Letter to Menoeceus – Reference Translation

This is the translation of Cyril Bailey.  The original text with side-by-side Greek can be viewed here.

For comparison purposes, below this version is the translation by Norman DeWitt from the Appendix to his book “St. Paul and Epicurus.”

The Letter to Menoeceus (Cyril Bailey)

LET no one when young delay to study philosophy, nor when he is old grow weary of his study. For no one can come too early or too late to secure the health of his soul. And the man who says that the age for philosophy has either not yet come or has gone by is like the man who says that the age for happiness is not yet come to him, or has passed away. Wherefore both when young and old a man must study philosophy, that as he grows old he may be young in blessings through the grateful recollection of what has been, and that in youth he may be old as well, since he will know no fear of what is to come. We must then meditate on the things that make our happiness, seeing that when that is with us we have all, but when it is absent we do all to win it.

The things which I used unceasingly to commend to you, these do and practice, considering them to be the first principles of the good life. First of all believe that god is a being immortal and blessed, even as the common idea of a god is engraved on men’s minds, and do not assign to him anything alien to his immortality or ill-suited to his blessedness: but believe about him everything that can uphold his blessedness and immortality. For gods there are, since the knowledge of them is by clear vision. But they are not such as the many believe them to be: for indeed they do not consistently represent them as they believe them to be. And the impious man is not he who popularly denies the gods of the many, but he who attaches to the gods the beliefs of the many. For the statements of the many about the gods are not conceptions derived from sensation, but false suppositions, according to which the greatest misfortunes befall the wicked and the greatest blessings (the good) by the gift of the gods. For men being accustomed always to their own virtues welcome those like themselves, but regard all that is not of their nature as alien.

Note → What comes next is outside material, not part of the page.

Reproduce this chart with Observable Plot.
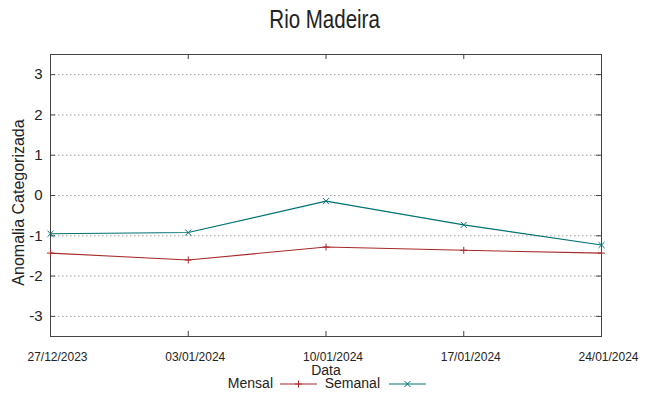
<!DOCTYPE html>
<html><head><meta charset="utf-8">
<script src="https://cdn.jsdelivr.net/npm/d3@7"></script>
<script src="https://cdn.jsdelivr.net/npm/@observablehq/plot@0.6"></script>
<style>
body{margin:0;background:#fff;}
#wrap{position:relative;width:649px;height:396px;font-family:"Liberation Sans",Arial,sans-serif;color:#222;overflow:hidden;}
#title{position:absolute;left:0;top:7px;width:649px;text-align:center;font-size:25px;line-height:25px;transform:scaleX(0.82);transform-origin:325px 0;}
#chart{position:absolute;left:0;top:40px;}
.leg{position:absolute;top:375px;font-size:14px;line-height:16px;white-space:nowrap;}
.sw{position:absolute;top:379px;}
</style></head>
<body><div id="wrap"><div id="title">Rio Madeira</div><div id="chart"></div></div>
<script>
const dates = ["2023-12-27","2024-01-03","2024-01-10","2024-01-17","2024-01-24"];
const mensal = [-1.43,-1.60,-1.28,-1.36,-1.43];
const semanal = [-0.95,-0.92,-0.14,-0.73,-1.23];
const yTicks = [-3,-2,-1,0,1,2,3];
const seriesNames = ["Mensal","Semanal"];
const seriesColors = ["#a82828","#007272"];
const seriesSymbols = ["plus","times"];

const dateObjs = dates.map(d => new Date(d + "T00:00:00Z"));
const fmt = d3.utcFormat("%d/%m/%Y");
const rows = [];
[mensal, semanal].forEach((vals, s) => vals.forEach((v, i) => rows.push({date: dateObjs[i], value: v, series: seriesNames[s]})));

const W = 649, H = 356, mL = 50, mR = 48, mT = 14, mB = 60;
const pw = W - mL - mR, ph = H - mT - mB;
const fg = "#444";

const marks = [
  Plot.ruleY(yTicks, {y: d => d, stroke: "#9a9a9a", strokeDasharray: "1.5,2.5"}),
  Plot.frame({stroke: fg}),
  Plot.tickX(dateObjs, {x: d => d, stroke: fg, insetTop: ph - 5}),
  Plot.tickX(dateObjs, {x: d => d, stroke: fg, insetBottom: ph - 5}),
  Plot.tickY(yTicks, {y: d => d, stroke: fg, insetLeft: pw - 5}),
  Plot.tickY(yTicks, {y: d => d, stroke: fg, insetRight: pw - 5}),
  Plot.axisX({ticks: dateObjs, tickFormat: fmt, tickSize: 0, tickPadding: 16, fontSize: 12, dx: 7, label: null}),
  Plot.axisY({ticks: yTicks, tickFormat: d => String(d), tickSize: 0, tickPadding: 8, fontSize: 15, label: null}),
  Plot.text(["Anomalia Categorizada"], {frameAnchor: "left", textAnchor: "middle", lineAnchor: "middle", rotate: -90, dx: -31.5, dy: 7, fontSize: 16, fill: "#222"}),
  Plot.text(["Data"], {frameAnchor: "bottom", textAnchor: "middle", lineAnchor: "middle", dy: 34, fontSize: 14, fill: "#222"})
];
seriesNames.forEach((name, s) => {
  const data = rows.filter(r => r.series === name);
  marks.push(Plot.line(data, {x: "date", y: "value", stroke: seriesColors[s], strokeWidth: 1.1}));
  marks.push(Plot.dot(data, {x: "date", y: "value", stroke: seriesColors[s], symbol: seriesSymbols[s], r: s === 0 ? 2.4 : 2.85, strokeWidth: 1}));
});

const chart = Plot.plot({
  width: W, height: H, marginLeft: mL, marginRight: mR, marginTop: mT, marginBottom: mB,
  style: {fontFamily: "'Liberation Sans', Arial, sans-serif", color: "#222", background: "white"},
  x: {type: "utc", domain: [dateObjs[0], dateObjs[dateObjs.length - 1]]},
  y: {domain: [-3.5, 3.5]},
  marks
});
document.getElementById("chart").appendChild(chart);

// legend
const wrap = document.getElementById("wrap");
const legendLayout = [{textRight: 273, lineX: 280}, {textRight: 380, lineX: 389}];
seriesNames.forEach((name, s) => {
  const t = document.createElement("div");
  t.className = "leg";
  t.style.right = (W - legendLayout[s].textRight) + "px";
  t.textContent = name;
  wrap.appendChild(t);
  const sym = d3.symbol(s === 0 ? d3.symbolPlus : d3.symbolTimes, s === 0 ? 18 : 25.5);
  const svg = d3.create("svg").attr("class", "sw").attr("width", 37).attr("height", 10)
    .style("left", legendLayout[s].lineX + "px");
  svg.append("line").attr("x1", 0).attr("x2", 37).attr("y1", 5).attr("y2", 5).attr("stroke", seriesColors[s]).attr("stroke-width", 1.1);
  svg.append("path").attr("d", sym()).attr("transform", "translate(18.5,5)").attr("fill", "none").attr("stroke", seriesColors[s]);
  wrap.appendChild(svg.node());
});
</script></body></html>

Become accustomed to the belief that death is nothing to us. For all good and evil consists in sensation, but death is deprivation of sensation. And therefore a right understanding that death is nothing to us makes the mortality of life enjoyable, not because it adds to it an infinite span of time, but because it takes away the craving for immortality. For there is nothing terrible in life for the man who has truly comprehended that there is nothing terrible in not living. So that the man speaks but idly who says that he fears death not because it will be painful when it comes, but because it is painful in anticipation. For that which gives no trouble when it comes is but an empty pain in anticipation. So death, the most terrifying of ills, is nothing to us, since so long as we exist, death is not with us; but when death comes, then we do not exist. It does not then concern either the living or the dead, since for the former it is not, and the latter are no more.

But the many at one moment shun death as the greatest of evils, at another (yearn for it) as a respite from the (evils) in life. But the wise man neither seeks to escape life nor fears the cessation of life, for neither does life offend him nor does the absence of life seem to be any evil. And just as with food he does not seek simply the larger share and nothing else, but rather the most pleasant, so he seeks to enjoy not the longest period of time, but the most pleasant.

And he who counsels the young man to live well, but the old man to make a good end, is foolish, not merely because of the desirability of life, but also because it is the same training which teaches to live well and to die well. Yet much worse still is the man who says it is good not to be born but

‘once born make haste to pass the gates of Death’.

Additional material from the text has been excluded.